Zu 20 Minuten sagt er: «In der Debatte fehlen mir die Stimmen der LGBT-Community, die sich gegen die Ausweitung aussprechen. Unter Betroffenen könnte man grundlegende politische Argumenten aufführen, ohne mit Homophobie-Vorwürfen konfrontiert zu werden.» Amberg würde etwa die Gründung eines LGBT-Nein-Komitees begrüssen.
Er warnt vor eine Einschränkung der Meinungsfreiheit: «Meine Partei und ich sind dafür, dass das Schweizer Strafrecht zurückhaltender eingesetzt wird. Unsere Gesellschaft zeichnet sich ja auch dadurch aus, dass mit anderen Meinungen oder Moralvorstellungen tolerant umgegangen wird. Das ist wichtig, um eine wirkliche Debatte zu führen.» Es gebe zu viele Fälle von Beleidigungen auf Social Media, als dass die Polizei jeden ahnden könnte. Das führe dazu, dass das Gesetz willkürlich eingesetzt würde, ein «Gummiparagraf», wie Amberg es nennt.
«Homophobie bleibt sonst salonfähig»
Laut Roman Heggli, Geschäftsleiter der Schwulenorganisation Pink Cross, sprechen die Gegner nur für eine Minderheit der Homo- und Bisexuellen.
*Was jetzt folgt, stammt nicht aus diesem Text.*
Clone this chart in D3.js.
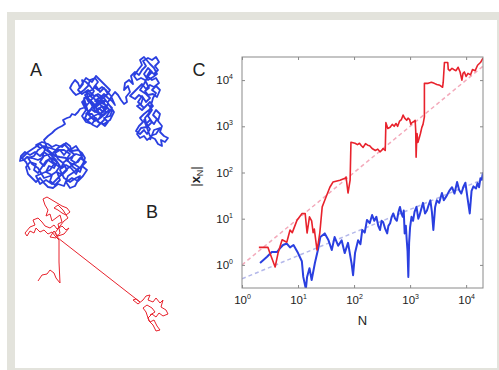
<!DOCTYPE html>
<html>
<head>
<meta charset="utf-8">
<script src="https://cdn.jsdelivr.net/npm/d3@7/dist/d3.min.js"></script>
<style>
body { margin: 0; background: #fff; }
text { font-family: "Liberation Sans", Arial, sans-serif; }
</style>
</head>
<body>
<div id="chart-area"></div>
<script>
// panel A: brownian walk, panel B: levy flight (walk units, y down)
var walkA = [[10,120],[6,112],[2,108],[8,102],[14,98],[20,94],[26,100],[32,104],[38,98],[44,94],[50,100],[56,96],[60,102],[64,112],[60,118],[54,114],[48,118],[44,122],[38,128],[32,134],[26,130],[20,134],[16,126],
  [30,120],[34,114],[28,110],[24,116],[20,112],[24,106],[30,104],[36,110],[40,116],[36,122],[30,126],[24,128],[18,118],[12,114],[8,108],[14,106],[18,100],[24,96],[30,98],[36,100],[44,100],[50,104],[46,110],[52,114],[58,112],[62,106],[56,104],[50,108],[44,112],[40,120],[44,128],[50,132],[56,128],[60,126],
  [55,136],[50,138],[46,132],[52,128],[58,131],[63,126],[67,120],[62,116],[66,112],[60,108],[56,113],[51,110],[54,104],[48,100],[44,105],[40,100],[35,103],[38,109],[43,113],[47,120],[42,125],[37,122],[40,130],[35,135],[30,131],[32,125],[26,122],[29,116],[34,118],[37,112],[31,108],[26,111],[22,117],[18,123],[14,120],[16,114],[10,112],[6,117],[8,124],[12,128],[16,132],[20,128],[24,133],[28,137],[33,138],[38,134],[44,136],[48,126],[54,122],[59,118],[56,124],[51,118],[46,115],[42,118],[38,116],[33,112],[28,105],[24,102],[20,106],[15,102],[10,105],[5,102],[1,106],[0,111],[4,110],[7,107],[12,108],[18,110],[22,108],[26,96],[20,98],[16,95],[22,92],[28,94],[32,97],[36,95],[42,97],[46,93],[50,96],[52,101],[58,100],[62,103],[65,108],[60,122],[53,117],[46,108],[40,107],[35,106],[28,100],[24,90],
  [28,86],[32,83],[35,80],[38,78],[42,76],[45,74],[43,70],[47,68],[50,67],[52,64],[55,65],[58,62],[60,59],[63,58],[66,57],
  [62,52],[66,60],[62,66],[66,72],[72,74],[76,68],[80,74],[84,70],[88,64],[92,58],[88,54],[84,60],[80,64],[76,58],[80,50],[86,46],[90,40],[84,34],[80,30],[76,26],[72,32],[66,28],[62,34],[58,40],[62,44],[68,40],[74,46],[78,44],[84,48],[90,56],[94,62],[90,70],[84,74],[78,72],[72,64],[66,64],
  [70,60],[74,56],[78,60],[82,56],[86,58],[84,52],[78,52],[72,58],[68,64],[72,68],[78,70],[82,64],[76,62],[70,52],[66,42],[72,40],[76,36],[80,42],[84,38],[88,44],[82,46],[76,50],[70,46],[64,48],
  [68,62],[65,68],[69,72],[73,75],[77,77],[81,73],[85,76],[88,72],[84,68],[90,66],[92,61],[87,58],[83,62],[79,58],[75,62],[71,59],[74,54],[70,50],[66,47],[63,51],[67,55],[72,49],[76,45],[80,48],[84,44],[88,48],[92,51],[95,55],[91,46],[86,40],[82,37],[78,40],[74,37],[78,32],[75,28],[70,30],[68,36],[64,40],[60,43],[56,45],[53,42],[50,38],[52,34],[55,30],[58,33],[60,38],[63,34],[62,30],[66,32],[70,36],[74,41],[71,46],[68,43],[65,45],[68,51],[72,54],[77,56],[81,53],[86,55],[89,60],[84,65],[79,69],[75,71],[71,67],[68,70],[74,66],[78,64],[82,66],[86,62],[80,54],[75,51],[82,50],[88,52],[92,46],[95,42],[98,45],[101,50],[104,54],[107,52],
  [106,47],[110,42],[108,36],[104,40],[105,33],[109,30],[113,34],[111,26],[115,22],[119,25],[122,20],[126,16],[123,11],[128,8],[132,10],[136,7],[139,12],[135,16],[138,20],[134,24],[130,21],[127,26],[132,30],[136,28],[139,33],[134,37],[130,35],[126,39],[122,34],[118,38],[114,42],[110,46],[115,49],[119,45],[123,48],[121,54],[117,56],[122,60],[126,56],[130,52],[133,56],[129,60],[124,64],[120,68],[123,72],[119,76],[116,81],[120,84],[124,80],[127,84],[130,79],[126,74],[130,70],[134,74],[137,69],[133,65],[136,60],[140,64],[138,71],[142,76],[140,82],[144,86],[148,88],[145,92],[141,90],[142,96],[138,94],[135,89],[131,87],[127,90],[124,86],[120,88],[117,84],[121,78],[127,77],[125,68],[129,63],[133,48],[136,43],[132,40],[136,36],[140,40],[137,47],[133,44],[128,45],[125,41],[129,38],[125,30],[121,28],[117,30],[114,26],[118,20],[122,15],[120,10],[124,7],[130,14],[134,18],[137,24],[133,27],
  [128,30],[124,24],[128,18],[132,22],[128,26],[124,34],[120,40],[126,44],[130,48],[126,52],[122,46],[118,52],[124,58],[128,54],[132,60],[128,66],[132,72],[128,76],[124,70],[130,86],[136,84],[140,78],[134,80],[130,90]];

var walkB = [[18,231],[22,225],[27,224],[30,220],[34,223],[36,228],[40,233],[39,212],[39,190],
  [35,186],[32,182],[28,184],[24,180],[20,182],[16,178],[14,183],[10,181],[7,186],[5,183],[10,177],[15,175],[13,170],[18,168],[22,172],[25,176],[30,178],[34,175],[37,179],[42,176],[46,180],[49,178],[44,184],[38,186],[34,181],[30,187],[36,188],[40,183],[38,174],[42,172],[40,165],[36,168],[32,171],[30,164],[26,166],[28,160],[25,155],[23,149],[27,147],[32,150],[37,153],[42,156],[47,158],[50,162],[46,165],[42,163],[38,160],[34,158],[38,155],[43,160],[48,168],[44,171],[40,176],[35,183],[38,188],
  [120,252],[116,249],[113,250],[118,254],[123,250],[126,246],[130,245],[128,250],[133,252],[136,248],[140,253],[143,250],[141,257],[146,260],[148,264],[143,266],[139,263],[136,267],[132,264],[128,268],[130,272],[134,270],[137,276],[140,280],[136,281],[133,275],[129,271],[126,262],[123,258],[127,255],[132,258],[135,262],[130,265]];

// panel C: |x_N| vs N
var levyN = [2,2.9,3.1,3.9,4.4,5.2,6.3,7.2,7.9,9.6,11.8,13.4,14.5,16,17.5,18.6,19.5,21.8,23,24.5,27,30,37,42,56,69,72,78,85,
  88,104,115,125,135,145,160,175,190,210,240,265,290,310,330,360,
  370,400,440,480,520,560,600,650,700,750,800,870,920,980,1030,1080,1150,1230,1260,1280,1310,1330,1380,1450,1530,1620,1700,1800,
  1800,2100,2400,2700,3000,3400,3800,3900,4100,4700,4800,5100,5600,6000,6600,7200,7800,8400,8800,9300,10000,10800,12000,13000,14500,16000,18000,20000];
var levyX = [2.4,2.4,1.9,0.9,1.8,3.5,3.1,5.7,5,9.3,13,13,4.9,11,9,5,6,2.1,3,5,18,25,48,62,68,75,80,36,68,
  450,430,400,430,380,350,420,390,380,330,300,320,280,300,330,300,
  1200,900,950,1100,1000,1150,1000,1300,1400,1750,1500,1350,1500,1400,1100,1200,1250,1350,800,215,500,700,450,550,700,950,1100,1600,
  8500,8500,9000,8500,8000,7700,7000,9000,24000,24000,17000,16000,18000,17000,16000,19000,15000,10000,14000,15000,12000,14000,13000,17000,16000,21000,24000,30000];

var brownN = [2.1,2.8,3.4,4.2,4.8,5.4,6.3,7.2,8.3,10,11.7,12.4,13.8,14.5,16,17.5,20,23,25,30,35,40,45,52,60,68,78,90,96,
  104,118,130,140,155,170,190,210,230,250,270,290,310,330,360,390,410,440,470,500,540,580,620,660,700,740,770,800,840,870,900,930,960,
  1000,1060,1130,1200,1300,1400,1480,1600,1700,1850,2000,2150,2300,2450,2600,2800,3000,3300,3700,4000,4400,5000,5600,6200,6900,7500,8200,9000,9700,10500,11600,12500,13500,15000,16000,17000,18000,19000,20000];
var brownX = [1.1,1.5,1.9,1.9,2.3,2.7,2.9,2.4,2.7,1.8,1.2,0.55,0.3,0.55,0.85,0.47,1.1,2.3,4,4.8,3.4,2.1,4,2.6,3.4,1.8,3,1.1,0.6,
  1.8,3.4,2.8,5.7,5,9.4,8,12,9,11,7,5.7,9,8.5,6,4.8,7,8,11,13,10,9,14,18,13,11,15,4.8,7,3.5,2,0.55,3,
  6.6,11,9,14,18,10,12,17,22,13,15,20,25,14,5.7,18,25,22,36,25,30,40,48,35,62,42,35,50,60,30,13,40,50,45,59,48,75,70,100];

var refN = [1, 20000];
var levyRef = [1, 20000];
var brownRef = [0.5, 71];

var xTicks = [1, 10, 100, 1000, 10000];
var yTicks = [1, 10, 100, 1000, 10000];

var red = "#e8222c", blue = "#2a3fe0";

var svg = d3.select("#chart-area")
    .append("svg")
        .attr("width", 499)
        .attr("height", 370);

svg.append("rect")
    .attr("x", 7).attr("y", 12)
    .attr("width", 492).attr("height", 358)
    .attr("fill", "#e3e3dc");
svg.append("rect")
    .attr("x", 15).attr("y", 20)
    .attr("width", 482).attr("height", 348)
    .attr("fill", "#fff");

// walks A and B share one scale
var xw = d3.scaleLinear().domain([0, 150]).range([20, 170]);
var yw = d3.scaleLinear().domain([0, 300]).range([50, 350]);
var walkLine = d3.line()
    .x(d => xw(d[0]))
    .y(d => yw(d[1]));

svg.append("path")
    .attr("d", walkLine(walkA))
    .attr("fill", "none")
    .attr("stroke", blue)
    .attr("stroke-width", 1.8)
    .attr("stroke-linejoin", "round");

svg.append("path")
    .attr("d", walkLine(walkB))
    .attr("fill", "none")
    .attr("stroke", red)
    .attr("stroke-width", 1)
    .attr("stroke-linejoin", "round");

svg.append("text").attr("x", 36).attr("y", 76).attr("text-anchor", "middle")
    .attr("font-size", 18).attr("fill", "#222").text("A");
svg.append("text").attr("x", 152).attr("y", 218).attr("text-anchor", "middle")
    .attr("font-size", 18).attr("fill", "#222").text("B");
svg.append("text").attr("x", 199).attr("y", 76).attr("text-anchor", "middle")
    .attr("font-size", 18).attr("fill", "#222").text("C");

// panel C
var margin = {left: 242, top: 57};
var width = 241, height = 231;

var g = svg.append("g")
    .attr("transform", "translate(" + margin.left + ", " + margin.top + ")");

var x = d3.scaleLog().domain([1, 20000]).range([0, width]);
var y = d3.scaleLog().domain([Math.pow(10, -0.5), Math.pow(10, 4.5)]).range([height, 0]);

g.append("clipPath").attr("id", "clip")
    .append("rect").attr("width", width).attr("height", height);

var plot = g.append("g").attr("clip-path", "url(#clip)");

var line = d3.line()
    .x(d => x(d[0]))
    .y(d => y(d[1]));

plot.append("path")
    .attr("d", line(refN.map((n, i) => [n, levyRef[i]])))
    .attr("fill", "none")
    .attr("stroke", "#f3a9ba")
    .attr("stroke-width", 1.5)
    .attr("stroke-dasharray", "4,3");

plot.append("path")
    .attr("d", line(refN.map((n, i) => [n, brownRef[i]])))
    .attr("fill", "none")
    .attr("stroke", "#b4b8ea")
    .attr("stroke-width", 1.5)
    .attr("stroke-dasharray", "4,3");

plot.append("path")
    .attr("d", line(brownN.map((n, i) => [n, brownX[i]])))
    .attr("fill", "none")
    .attr("stroke", blue)
    .attr("stroke-width", 2)
    .attr("stroke-linejoin", "round");

plot.append("path")
    .attr("d", line(levyN.map((n, i) => [n, levyX[i]])))
    .attr("fill", "none")
    .attr("stroke", red)
    .attr("stroke-width", 1.6)
    .attr("stroke-linejoin", "round");

function powLabels(sel) {
    sel.selectAll(".tick text")
        .text("10")
        .append("tspan")
            .attr("dy", -5)
            .attr("font-size", 7)
            .text(d => Math.round(Math.log10(d)));
}

var xAxis = g.append("g")
    .attr("transform", "translate(0, " + height + ")")
    .call(d3.axisBottom(x).tickValues(xTicks).tickSizeInner(-3).tickSizeOuter(0).tickPadding(8));
xAxis.call(powLabels);

var yAxis = g.append("g")
    .call(d3.axisLeft(y).tickValues(yTicks).tickSizeInner(-3).tickSizeOuter(0).tickPadding(9));
yAxis.call(powLabels);

g.append("g")
    .call(d3.axisTop(x).tickValues(xTicks).tickSizeInner(-3).tickSizeOuter(0).tickFormat(""));
g.append("g")
    .attr("transform", "translate(" + width + ", 0)")
    .call(d3.axisRight(y).tickValues(yTicks).tickSizeInner(-3).tickSizeOuter(0).tickFormat(""));

g.selectAll(".domain").remove();
g.selectAll(".tick line").attr("stroke", "#888");
g.selectAll(".tick text").attr("font-size", 11.5).attr("fill", "#222")
    .attr("font-family", "'Liberation Sans', Arial, sans-serif");

g.append("rect")
    .attr("width", width)
    .attr("height", height)
    .attr("fill", "none")
    .attr("stroke", "#8a8a8a")
    .attr("stroke-width", 1);

g.append("text")
    .attr("x", width / 2)
    .attr("y", height + 37)
    .attr("text-anchor", "middle")
    .attr("font-size", 13)
    .attr("fill", "#222")
    .text("N");

var yLabel = g.append("text")
    .attr("transform", "translate(-42, " + (y(100) + 4) + ") rotate(-90)")
    .attr("text-anchor", "middle")
    .attr("font-size", 13)
    .attr("fill", "#222");
yLabel.append("tspan").text("|");
yLabel.append("tspan").attr("font-weight", "bold").text("x");
yLabel.append("tspan").attr("dy", 3).attr("font-size", 9).text("N");
yLabel.append("tspan").attr("dy", -3).text("|");
</script>
</body>
</html>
Verbände wie seiner oder viele weitere Organisationen würden seit Jahren für einen Diskriminierungsschutz kämpfen und damit die grosse Mehrheit der Homosexuellen vertreten: «Es wäre das erste Mal in der Geschichte, dass wir als Community geschützt würden.» Man könne schlicht nicht leugnen, dass Homo- oder Bisexuelle in der Gesellschaft noch immer mit Problemen zu kämpfen haben, auch wenn Einzelpersonen andere Erfahrungen machten.
«Die psychische Gesundheit homosexueller Personen ist schlechter als jene der Mehrheitsbevölkerung. Zudem belegen Studien, dass sie eine fünffach erhöhte Suizidalität aufweisen.» Solange solche Probleme bestünden, brauchten Betroffene Schutz. «Wir müssen uns die grundlegende Frage stellen, ob wir eine Gesellschaft sein wollen, die Homophobie toleriert», so Heggli. Hass und Hetze gegen Homosexuelle unter Strafe zu stellen, wie es die Ausweitung der Rassismus-Strafnorm vorsehe, verhindere, dass Homophobie in der Gesellschaft salonfähig bleibe.
Die Anti-Rassismus-Strafnorm
Die Anti-Rassismus-Strafnorm (StGB Art. 261bis) ist seit 1995 in Kraft. Sie stellt Handlungen unter Strafe, mit denen Menschen wegen ihrer Hautfarbe oder wegen ihres ethnisch-kulturellen Hintergrundes das gleichberechtigte Dasein abgesprochen wird. Wer zu Hass oder Diskriminierung aufruft, rassistische Ideologien verbreitet oder eine Leistung, die für die Allgemeinheit bestimmt ist, einer Person oder einer Gruppe wegen ihrer Rasse, Ethnie oder Religion verweigert, wird mit Freiheitsstrafe bis zu drei Jahren oder Geldstrafe bestraft. 2017 wurden 45 Personen wegen Rassendiskriminierung verurteilt.